Livingstone: “Middle ground” between console and social games is “going to disappear”

By Stephany Nunneley, Friday, 20 May 2011 17:12 GMT

Ian Livingstone believes that social gaming is important to the industry at the moment, especially for people who are not into console gaming. However, he is also of the opinion, that this middle ground between the two extremes is slowly disappearing.

Livingstone, is part of Playdemic, the developers of the social game Gourmet Ranch, which launched last year. It has the player growing ingredient for hamburgers and selling them in restaurants. He is also still involved with Eidos, but is also part of a new advertising company which helps Facebook game developers make money.

“Adverts may lose you some users, but at least you’ll be earning money,” Livingstone told Pocket-lint. “The scope of games on Facebook is going to grow immensely. At the moment they are mostly played by soccer moms, but we are only at the starting point for Facebook games. When production values increase like they did with PC games, traditional gamers and even hardcore gamers will play them.

“It really is a great platform to play.”

Be that as it may, Livingstone also feels that triple-A isn’t going away any time soon either, in fact, the higher end games will continue to sell even more “going forward.” However, with the younger generation, which has grown up with both the social gaming sector and console-based titles, it’s going to be harder for companies to snag them unless there is an all-inclusive device allowing both sectors.

“Consoles aren’t going to go away,” he said. “AAA titles still drive the art and aren’t going to disappear. The best in class are going to sell even more going forward. The difference is that there will be no middle ground. That middle ground is going to disappear. Those people that buy games are going to buy best in class and then spend the rest of their time playing social games, games on their iPhone, or iPad or Android.

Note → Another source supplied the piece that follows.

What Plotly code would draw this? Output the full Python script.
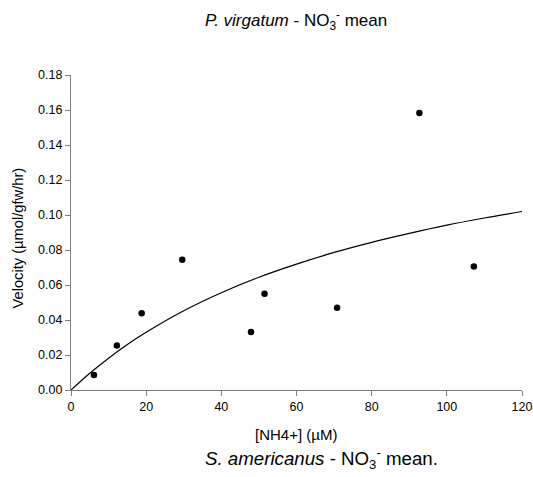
import plotly.graph_objects as go

# Observed data points
conc = [6.1, 12.2, 18.8, 29.6, 47.9, 51.5, 70.8, 92.7, 107.2]
velocity = [0.0086, 0.0255, 0.0438, 0.0745, 0.0331, 0.0550, 0.0470, 0.1583, 0.0706]

# Fitted curve
curve_x = [0, 5, 10, 15, 20, 30, 40, 50, 60, 70, 80, 90, 100, 110, 120]
curve_y = [0.0, 0.0096, 0.0182, 0.0260, 0.0330, 0.0453, 0.0556, 0.0644, 0.0719,
           0.0786, 0.0844, 0.0895, 0.0942, 0.0983, 0.1020]

x_ticks = [0, 20, 40, 60, 80, 100, 120]
y_ticks = [0.00, 0.02, 0.04, 0.06, 0.08, 0.10, 0.12, 0.14, 0.16, 0.18]

FONT = "Liberation Sans, Arial, sans-serif"

fig = go.Figure()
fig.add_trace(go.Scatter(x=curve_x, y=curve_y, mode="lines", line=dict(color="black", width=1.2, shape="spline"),
                         hoverinfo="skip", showlegend=False, cliponaxis=False))
fig.add_trace(go.Scatter(x=conc, y=velocity, mode="markers",
                         marker=dict(color="black", size=6.5), showlegend=False, cliponaxis=False))

axis_common = dict(showgrid=False, zeroline=False, showline=True, linecolor="#808080", linewidth=1.3,
                   ticks="outside", ticklen=5, tickcolor="#808080", tickwidth=1,
                   tickfont=dict(family=FONT, size=12.5, color="black"), automargin=False)

fig.update_xaxes(range=[0, 120], tickvals=x_ticks, **axis_common)
fig.update_yaxes(range=[0, 0.18], tickvals=y_ticks, tickformat=".2f", **axis_common)

L, R, T, B = 71, 11, 75, 87
W, H = 533, 477
pw, ph = W - L - R, H - T - B

def px(xp):
    return (xp - L) / pw

def py(yp):
    return (H - B - yp) / ph

fig.update_layout(
    width=W, height=H, margin=dict(l=L, r=R, t=T, b=B),
    paper_bgcolor="white", plot_bgcolor="white",
    font=dict(family=FONT, color="black"),
    annotations=[
        dict(text="<i>P. virgatum</i> - NO<sub>3</sub><sup>-</sup> mean", xref="paper", yref="paper",
             x=px(296), y=py(21), xanchor="center", yanchor="middle", showarrow=False,
             font=dict(size=17)),
        dict(text="Velocity (µmol/gfw/hr)", xref="paper", yref="paper", textangle=-90,
             x=px(17.5), y=py(238), xanchor="center", yanchor="middle", showarrow=False,
             font=dict(size=14.7)),
        dict(text="[NH4+] (µM)", xref="paper", yref="paper",
             x=px(296), y=py(434.5), xanchor="center", yanchor="middle", showarrow=False,
             font=dict(size=15)),
        dict(text="<i>S. americanus</i> - NO<sub>3</sub><sup>-</sup> mean.", xref="paper", yref="paper",
             x=px(321), y=py(458), xanchor="center", yanchor="middle", showarrow=False,
             font=dict(size=18.7)),
    ],
)

fig.write_html("out.html", config={"displayModeBar": False},
               post_script="document.body.style.margin='0';document.body.style.overflow='hidden';")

“The kids of today want one social media device. If you’re in the handheld space, and have a dedicated cartridge based hand held device, you’ve got challenges. Kids want everything that affects their daily lives in one device; music, film, entertainment, and games and it has to be on a device that is also social. Console publishers will have to make sure they make really good games. They can’t just churn stuff out, and that’s a good thing.”